Disney invests a lot of money into their productions and they trust that investment to trained and experienced professionals so they cast through talent agents and not open auditions. The one "open casting call" that Disney use to hold each year (I don't know if they still do) is more of a publicity stunt rather than auditioning for a specific role.
And you can't do it without your parent's full support. Professional acting is a business. It's not like American Idol - you can't just show up somewhere and be "discovered". Your parents will have to understand the casting process, actor unions, how to market you to casting directors/talent agents, things like that. There are a ton of people out there willing to take advantage of people who don't understand the industry. You NEED to have your parents involved.
Not saying you can't do it - but you should have an understanding of what you're trying to do.

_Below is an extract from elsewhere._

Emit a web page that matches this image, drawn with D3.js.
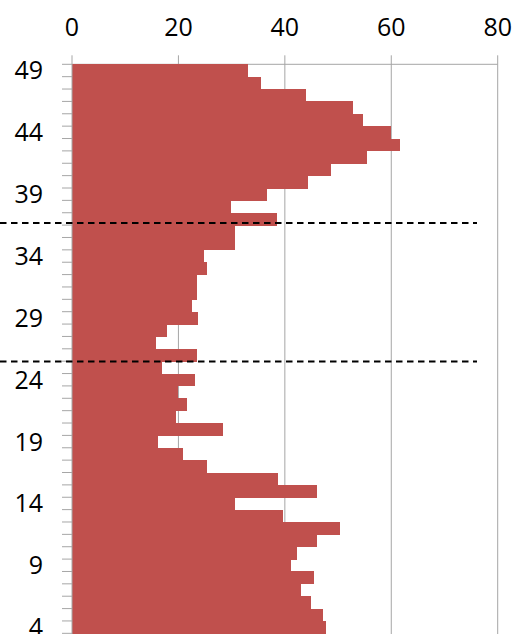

SOME of what you need to work professionally on TV (especially Disney) includes:
* Quality acting training
* Experience (theater and on camera if possible)
* Professional Head shots
* Acting reel (video of scenes you've done on camera)
* Several well-prepared monologues for auditions
* Professional resume
* A licensed talent agent
* To be a member of an actor's union like SAG-AFTRA (the actors union screen actors) or at least eligible to join
* Minors are required to have a California entertainment work permit and to have a trust account established in their name (called a "Coogan account")
* Parents with a good understanding of the business end of acting and a willingness to work as the CEO of your acting career.
I works like this. A casting director at Disney writes a "breakdown" (a description of the roles they want cast) and sends it out over Breakdown Services. These types of breakdowns are sent only to licensed talent agents and managers, not to actors and not to the general public. (The breakdowns released to actors/public are generally for low-to-no pay jobs people take for the experience.) That's why you need an agent.
And you can't just go out an hire an agent. There are a ton of people who want to be actors and so agent's have their pick. Agents are paid a percentage of what their clients make. (Never pay an agent up front.) Since they're paid only if their clients are paid, they are picky about who they take on as clients. Often people mail in a head shot, resume and cover letter to several agents with the hopes of hearing back from them to maybe get an interview/audition. So you need a good resume that will convince an agent that you could work professionally.
So we're talking about a big investment of time, effort and money for you and your family. And there's no guarantee of a return on that investment. If you're wanting to do this for fame, money, attention, popularity - you're going to be disappointed. In early 2012, the total number of child actors WITH agents, listed in LA, aged 0 - 16 is 20,017. Those with only managers, in other locations, or unrepresented are all additional to that 20,000 number. In general, you can assume there are about 1,500 children in your age range that you will be competing against who are from the LA area. It's even harder if you 're not in LA, because you have the added handicap of not being local. Last year only 11 shows had series regular roles for children--and that includes ALL shows not just Disney and Nick shows. Not good odds.
Not saying you can't try - but if you do, you should do it for the right reasons and with a good understanding of what you're trying to do.